Usually, the decision to release a ‘suspect’ depends on the seriousness of the crime/offence and the degree of ‘flight risk’ the subject poses. It is a discretionary power of a police officer – of course subject to supervisory control and directions. However, whether the arrested person is released on PR Bond or not, the arrest procedures have to be complied with – at least a GD Entry at the police station/outpost concerned.
Therefore, a word of caution/advice – for a PR Bond, kindly DO NOT, pay/deposit any money at the police station.
Failure/Refusal to Execute PR Bond
Failure to execute a PR bond or refusal to execute a PR bond (in consonance with a discretion exercised by the Police station/officer) could result in the bail being denied and the subject being forwarded to the magistrate (while still in police custody) having jurisdiction, where he may have to apply for bail afresh. Similarly, if adequate sureties are not provided, the subject has to be forwarded to the nearest magistrate.
Arrest by Magistrate:
Cognizable offences are ones where police officer can arrest without warrant. In all other cases, the magistrates can order arrest with warrants. These warrants may be bailable or non-bailable. A bailable warrant is one where the police officer or person executing the warrant has to release the arrested persons as per the terms of the warrant) while a non-bailable (where the arrested person has to be produced before the magistrate who issued the warrant).
Thus, obviously, a magistrate has precedence in matters of arrest and bail.

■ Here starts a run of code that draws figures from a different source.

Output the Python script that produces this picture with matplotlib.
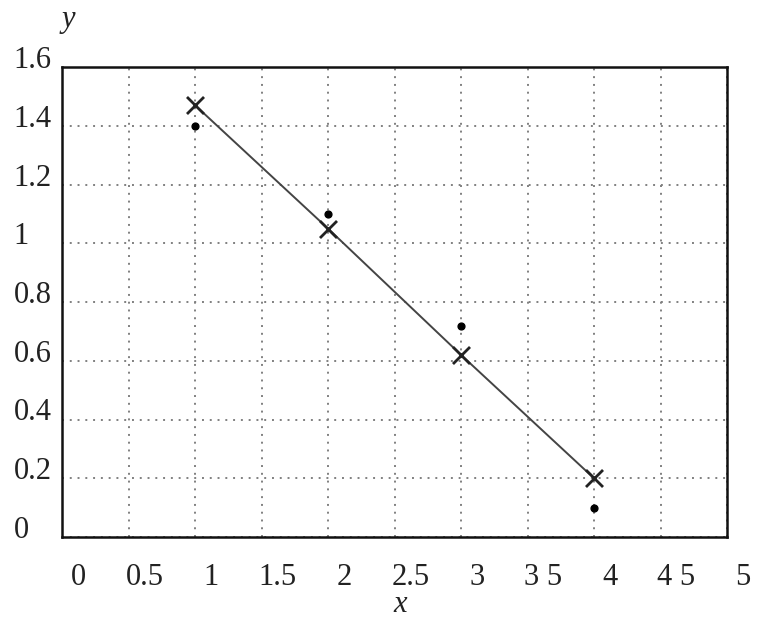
import matplotlib
matplotlib.use("Agg")
import matplotlib.pyplot as plt
import matplotlib.transforms as mtrans

# data
x_pts = [1, 2, 3, 4]
y_dots = [1.40, 1.10, 0.72, 0.10]
y_cross = [1.47, 1.05, 0.62, 0.20]
x_ticks = [0, 0.5, 1, 1.5, 2, 2.5, 3, 3.5, 4, 4.5, 5]
x_ticklabels = ["0", "0.5", "1", "1.5", "2", "2.5", "3", "3 5", "4", "4 5", "5"]
y_ticks = [0, 0.2, 0.4, 0.6, 0.8, 1, 1.2, 1.4, 1.6]
y_ticklabels = ["0", "0.2", "0.4", "0.6", "0.8", "1", "1.2", "1.4", "1.6"]

plt.rcParams['font.family'] = ['Liberation Serif', 'DejaVu Serif']

fig = plt.figure(figsize=(7.68, 6.29), dpi=100)
ax = fig.add_axes([62/768, 1-537/629, (727-62)/768, (537-67)/629])

ax.set_xlim(0, 5)
ax.set_ylim(0, 1.6)
ax.set_xticks(x_ticks)
ax.set_xticklabels(x_ticklabels)
ax.set_yticks(y_ticks)
ax.set_yticklabels(y_ticklabels)

ax.grid(True, color='#808080', linestyle=(0, (1, 3)), linewidth=1.4)
ax.set_axisbelow(True)

ax.plot(x_pts, y_cross, color='#444444', linewidth=1.4, zorder=3)
ax.scatter(x_pts, y_cross, marker='x', s=150, color='#222222', linewidths=2.0, zorder=4)
ax.scatter(x_pts, y_dots, marker='o', s=24, color='black', zorder=4)

for s in ax.spines.values():
    s.set_linewidth(1.8)
    s.set_color('#111111')

ax.tick_params(axis='both', length=0, labelsize=22, colors='#222222')
ax.tick_params(axis='x', pad=19)
ax.tick_params(axis='y', pad=35)

offx = mtrans.ScaledTranslation(0.16, 0, fig.dpi_scale_trans)
for lab in ax.get_xticklabels():
    lab.set_transform(lab.get_transform() + offx)
offy = mtrans.ScaledTranslation(0, 0.10, fig.dpi_scale_trans)
for lab in ax.get_yticklabels():
    lab.set_horizontalalignment('left')
    lab.set_transform(lab.get_transform() + offy)

fig.text(68/768, 1-20/629, 'y', fontsize=22, style='italic', ha='center', va='center', color='#222222')
fig.text(400/768, 1-605/629, 'x', fontsize=22, style='italic', ha='center', va='center', color='#222222')

fig.savefig('out.png', dpi=100)
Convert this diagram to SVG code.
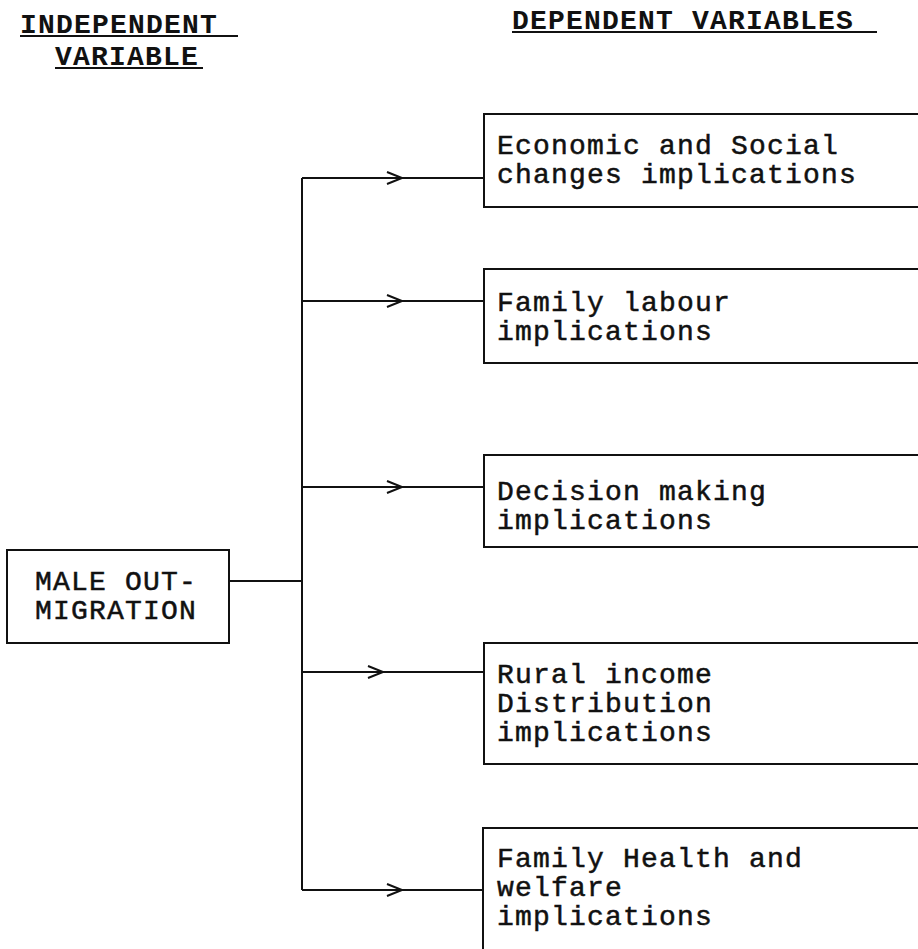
<svg xmlns="http://www.w3.org/2000/svg" width="918" height="949" viewBox="0 0 918 949">
<style>
.t{font-family:"Liberation Mono","Courier New",monospace;font-size:28px;letter-spacing:1.2px;fill:#111;stroke:#111;stroke-width:0.5}
.h{font-family:"Liberation Mono","Courier New",monospace;font-size:28px;letter-spacing:1.2px;font-weight:bold;fill:#111}
.b{fill:#fff;stroke:#111;stroke-width:2}
.c{fill:none;stroke:#111;stroke-width:2}
</style>
<rect width="918" height="949" fill="#fff"/>
<g id="headers">
<text class="h" x="20" y="33">INDEPENDENT</text>
<line class="c" x1="20" y1="36" x2="238" y2="36"/>
<text class="h" x="55" y="65">VARIABLE</text>
<line class="c" x1="55" y1="68" x2="203" y2="68"/>
<text class="h" x="512" y="29">DEPENDENT VARIABLES</text>
<line class="c" x1="512" y1="32" x2="877" y2="32"/>
</g>
<g id="connectors">
<path class="c" d="M229,581 H302 M302,178 V890"/>
<path class="c" d="M302,178 H484 M387,172 L402,178 L387,184"/>
<path class="c" d="M302,301 H484 M387,295 L402,301 L387,307"/>
<path class="c" d="M302,487 H484 M387,481 L402,487 L387,493"/>
<path class="c" d="M302,672 H484 M368,666 L383,672 L368,678"/>
<path class="c" d="M302,890 H484 M387,884 L402,890 L387,896"/>
</g>
<g id="male">
<rect class="b" x="7" y="550" width="222" height="93"/>
<text class="t" x="35" y="590">MALE OUT-</text>
<text class="t" x="35" y="619">MIGRATION</text>
</g>
<g id="econ">
<rect class="b" x="484" y="114" width="450" height="93"/>
<text class="t" x="497" y="154">Economic and Social</text>
<text class="t" x="497" y="183">changes implications</text>
</g>
<g id="labour">
<rect class="b" x="484" y="269" width="450" height="94"/>
<text class="t" x="497" y="311">Family labour</text>
<text class="t" x="497" y="340">implications</text>
</g>
<g id="decision">
<rect class="b" x="484" y="455" width="450" height="92"/>
<text class="t" x="497" y="500">Decision making</text>
<text class="t" x="497" y="529">implications</text>
</g>
<g id="rural">
<rect class="b" x="484" y="643" width="450" height="121"/>
<text class="t" x="497" y="683">Rural income</text>
<text class="t" x="497" y="712">Distribution</text>
<text class="t" x="497" y="741">implications</text>
</g>
<g id="health">
<rect class="b" x="483" y="828" width="450" height="140"/>
<text class="t" x="497" y="867">Family Health and</text>
<text class="t" x="497" y="896">welfare</text>
<text class="t" x="497" y="925">implications</text>
</g>
</svg>
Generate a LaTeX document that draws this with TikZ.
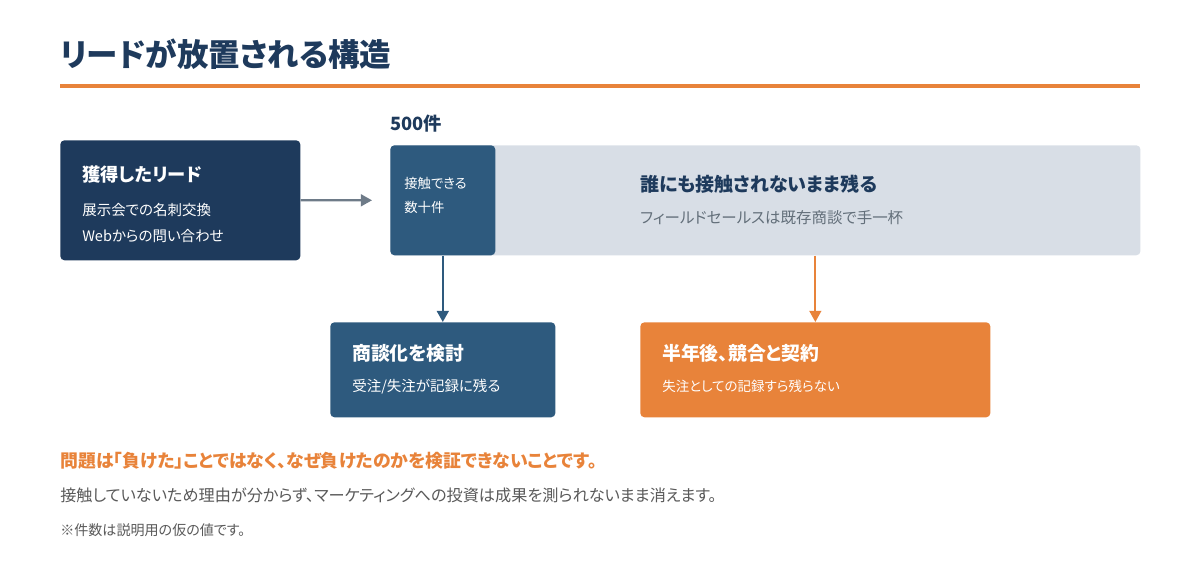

The CrPC provides further (Section 44) that when any offence is committed in the presence of a Magistrate, whether Executive or Judicial, within his local jurisdiction, he may himself arrest or order any person to arrest the offender, and may thereupon, subject to the provisions herein contained as to bail, commit the offender to custody. The magistrate may at any time arrest or direct the arrest of any person in his presence (physical presence) for whom the magistrate can issue a warrant for arrest.